US3976442 discloses a continuous partial oxidation process for producing synthesis gas or fuel gas from gaseous CO2-solid carbonaceous fuel feeds. The process is operated at high pressure, wherein a solid carbonaceous fuel is transported in a CO2 rich gas to a burner of a gasification reactor operating at about 50 bar. The weight ratio of CO2 to coal supplied to the reaction zone is about 1.0. The disadvantage of the process of US3976442 is low efficiency.
It is an object of the present invention to provide a process having a higher efficiency.
It is another object of the present invention to provide an alternative process for producing synthesis gas or a hydrocarbon product, in particular methanol.
One or more of the above or other objects are achieved by the present invention by providing a process for producing synthesis gas or a hydrocarbon product from a carbonaceous fuel, the process at least comprising the steps of:

(a) supplying a solid carbonaceous fuel and an oxygen containing stream to a burner of a gasification reactor, wherein a CO2 containing transport gas is used to transport the solid carbonaceous fuel to the burner;
(b) partially oxidising the solid carbonaceous fuel in the gasification reactor, thereby obtaining a gaseous stream at least comprising CO, CO₂, and H₂;
(c) removing the gaseous stream obtained in step (b) from the gasification reactor;

₂

It has been found that according to the present invention - using a dense phase for supplying the carbonaceous fuel - a highly efficient process for producing synthesis gas or a hydrocarbon product can be obtained.
A further advantage of the present invention is that, for a given amount of carbonaceous fuel to be partially oxidised in the gasification reactor, a smaller reactor volume can be used, resulting in lower equipment expenses.
Also, it has been found that using the relatively low weight ratio of CO₂ to the carbonaceous fuel in step (a) less oxygen is consumed during the process.
Further, less CO₂ has to be removed from the system afterwards than if dilute phase is used.
According to the present invention, the term hydrocarbon product is intended to include any hydrocarbon product, e.g. alkanes, oxygenated alkanes, and hydroxygenated alkanes such as alcohols, in particular methanol.
The term solid carbonaceous fuel may be any carbonaceous fuel in solid form.

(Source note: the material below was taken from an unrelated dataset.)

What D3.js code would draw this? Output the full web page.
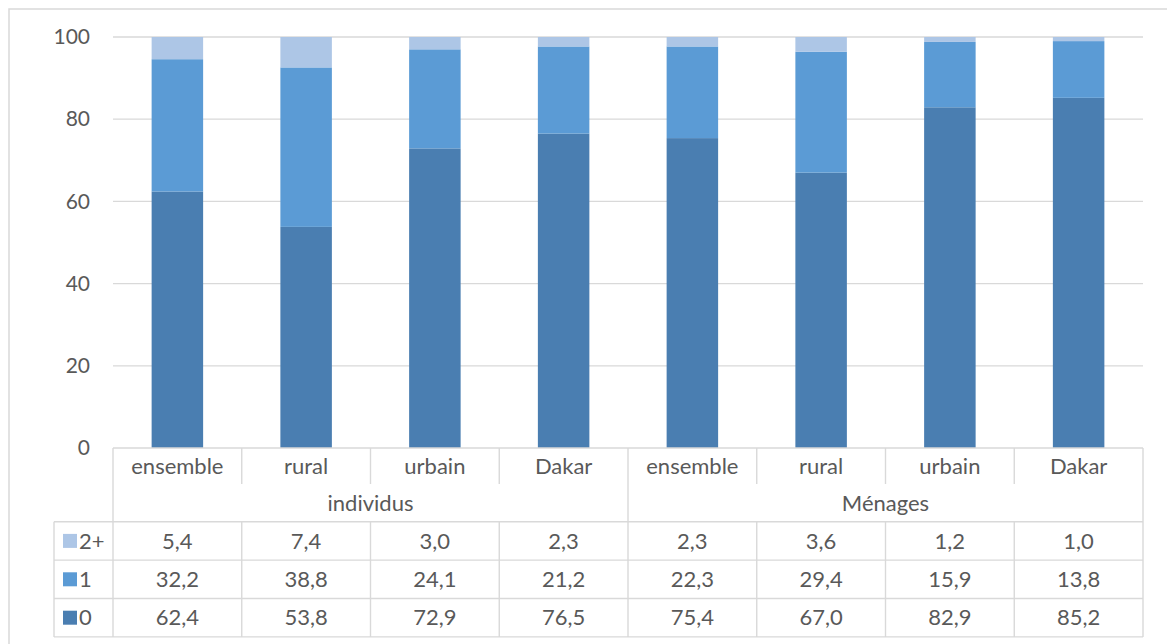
<!DOCTYPE html>
<html>
<head>
<meta charset="utf-8">
<script src="https://cdn.jsdelivr.net/npm/d3@7"></script>
<style>
  html, body { margin: 0; padding: 0; background: #fff; }
  svg { display: block; }
  text { font-family: Lato, "Open Sans", sans-serif; fill: #595959; }
</style>
</head>
<body>
<svg id="chart" width="1167" height="644"></svg>
<script>
// Categories and groups
const groups = ["individus", "Ménages"];
const places = ["ensemble", "rural", "urbain", "Dakar"];
const seriesNames = ["0", "1", "2+"];

// Share (%) by number of items, per group and place
const values0   = [62.4, 53.8, 72.9, 76.5, 75.4, 67.0, 82.9, 85.2];
const values1   = [32.2, 38.8, 24.1, 21.2, 22.3, 29.4, 15.9, 13.8];
const values2p  = [5.4, 7.4, 3.0, 2.3, 2.3, 3.6, 1.2, 1.0];

const yTicks = [0, 20, 40, 60, 80, 100];
const colors = ["#4a7eb1", "#5b9bd5", "#adc6e6"];

// Build rows
const keys = [];
groups.forEach(g => places.forEach(p => keys.push(g + "|" + p)));
const rows = keys.map((k, i) => ({ key: k, group: k.split("|")[0], place: k.split("|")[1],
  "0": values0[i], "1": values1[i], "2+": values2p[i] }));
const seriesValues = { "0": values0, "1": values1, "2+": values2p };

const svg = d3.select("#chart");
const plotLeft = 113, plotRight = 1143, plotTop = 37, plotBottom = 448;
const lineColor = "#d9d9d9";
const fmt = v => d3.format(".1f")(v).replace(".", ",");

// Outer chart border
svg.append("rect").attr("x", 9).attr("y", 9).attr("width", 1170).attr("height", 650)
  .attr("fill", "none").attr("stroke", lineColor).attr("stroke-width", 1.5);

const x = d3.scaleBand().domain(keys).range([plotLeft, plotRight]).paddingInner(0.6).paddingOuter(0.3);
const y = d3.scaleLinear().domain([0, 100]).range([plotBottom, plotTop]);

// Gridlines
svg.append("g").selectAll("line").data(yTicks.filter(t => t > 0)).join("line")
  .attr("x1", plotLeft).attr("x2", plotRight)
  .attr("y1", d => y(d)).attr("y2", d => y(d))
  .attr("stroke", lineColor).attr("stroke-width", 1.3);

// Y axis labels
const yAxis = svg.append("g").attr("transform", `translate(${plotLeft},0)`)
  .call(d3.axisLeft(y).tickValues(yTicks).tickSize(0).tickPadding(23).tickFormat(d3.format("d")));
yAxis.select(".domain").remove();
yAxis.selectAll("text").style("font-family", "Lato, sans-serif").attr("font-size", 21).attr("fill", "#595959");

// Stacked bars
const stack = d3.stack().keys(seriesNames);
const layers = stack(rows);
svg.append("g").selectAll("g").data(layers).join("g")
  .attr("fill", (d, i) => colors[i])
  .selectAll("rect").data(d => d).join("rect")
  .attr("x", d => x(d.data.key))
  .attr("width", x.bandwidth())
  .attr("y", d => y(d[1]))
  .attr("height", d => y(d[0]) - y(d[1]));

// Data table below the plot
const step = x.step();
const catRowBottom = 484;
const groupRowBottom = 521.7;
const rowH = 38.4;
const legendLeft = 54;
const tableBottom = groupRowBottom + rowH * 3;
const tbl = svg.append("g").attr("stroke", lineColor).attr("stroke-width", 1.4);

// horizontal rules
tbl.append("line").attr("x1", plotLeft).attr("x2", plotRight).attr("y1", plotBottom).attr("y2", plotBottom);
[0, 1, 2, 3].forEach(i => {
  const yy = groupRowBottom + rowH * i;
  tbl.append("line").attr("x1", legendLeft).attr("x2", plotRight).attr("y1", yy).attr("y2", yy);
});
// vertical rules
const bounds = d3.range(keys.length + 1).map(i => plotLeft + i * step);
bounds.forEach((bx, i) => {
  const full = (i === 0 || i === keys.length || i === places.length);
  tbl.append("line").attr("x1", bx).attr("x2", bx)
    .attr("y1", plotBottom).attr("y2", full ? tableBottom : catRowBottom);
  if (!full) {
    tbl.append("line").attr("x1", bx).attr("x2", bx).attr("y1", groupRowBottom).attr("y2", tableBottom);
  }
});
tbl.append("line").attr("x1", legendLeft).attr("x2", legendLeft).attr("y1", groupRowBottom).attr("y2", tableBottom);

const fontSize = 22;
// place labels
svg.append("g").selectAll("text").data(rows).join("text")
  .attr("x", d => x(d.key) + x.bandwidth() / 2)
  .attr("y", (plotBottom + catRowBottom) / 2)
  .attr("dy", "0.35em").attr("text-anchor", "middle").attr("font-size", fontSize)
  .text(d => d.place);
// group labels
svg.append("g").selectAll("text").data(groups).join("text")
  .attr("x", (d, i) => plotLeft + step * places.length * (i + 0.5))
  .attr("y", (catRowBottom + groupRowBottom) / 2)
  .attr("dy", "0.35em").attr("text-anchor", "middle").attr("font-size", fontSize)
  .text(d => d);

// value rows with legend keys (top row is the last series)
const tableOrder = ["2+", "1", "0"];
tableOrder.forEach((s, r) => {
  const cy = groupRowBottom + rowH * (r + 0.5);
  const ci = seriesNames.indexOf(s);
  svg.append("rect").attr("x", 63).attr("y", cy - 7).attr("width", 14).attr("height", 14)
    .attr("fill", colors[ci]);
  svg.append("text").attr("x", 79).attr("y", cy).attr("dy", "0.35em")
    .attr("font-size", fontSize).text(s);
  svg.append("g").selectAll("text").data(seriesValues[s]).join("text")
    .attr("x", (d, i) => x(keys[i]) + x.bandwidth() / 2)
    .attr("y", cy).attr("dy", "0.35em").attr("text-anchor", "middle")
    .attr("font-size", fontSize)
    .text(d => fmt(d));
});
</script>
</body>
</html>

Examples of solid carbonaceous fuels are coal, coke from coal, petroleum coke, soot, biomass and particulate solids derived from oil shale, tar sands and pitch. Coal is particularly preferred, and may be of any type, including lignite, sub-bituminous, bituminous and anthracite.
The CO₂ containing stream supplied in step (a) may be any suitable CO₂ containing stream. Preferably the stream contains at least 80%, preferably at least 95% CO₂. Furthermore, the CO₂ containing stream is preferably obtained from a processing step that is performed on the gaseous stream as removed in step (c), later on in the process.
As the person skilled in the art is familiar with suitable conditions for partially oxidising a carbonaceous fuel thereby obtaining synthesis gas, these conditions are not further discussed here.
Preferably, the CO₂ containing stream supplied in step (a) is supplied at a velocity of less than 20 m/s, preferably from 5 to 15 m/s, more preferably from 7 to 12 m/s. Further it is preferred that the CO₂ and the carbonaceous fuel are supplied as a single stream, preferably at a density of from 300 to 600 kg/m³, preferably from 350 to 500 kg/m³, more preferably from 375 to 475 kg/m³.
According to a preferred embodiment of the process according to the present invention, the weight ratio in step (a) is below 0.30, and preferably between 0.12-0.20 on a dry basis.
Preferably the gaseous stream obtained in step (c) comprises from 1 to 10 mol% CO₂, preferably from 4.5 to 7.5 mol% CO2 on a dry basis when performing the process according to the present invention.
The person skilled in the art will readily understand that the streams supplied in step (a) may have been pretreated, if desired, before being supplied to the gasification reactor. Also, it is preferred that the gaseous stream as obtained in step (c) is further processed. As an example, the gaseous stream as obtained in step (c) may be subjected to dry solids removal, wet scrubbing, etc. Preferably the gaseous stream as obtained in step (c) is subjected to a hydrocarbon synthesis reactor thereby obtaining a hydrocarbon product, in particular methanol.
Further it is preferred that the process further comprises the step of:

(d) shift converting the gaseous stream as obtained in step (c) by at least partially converting CO into CO₂, thereby obtaining a CO depleted stream.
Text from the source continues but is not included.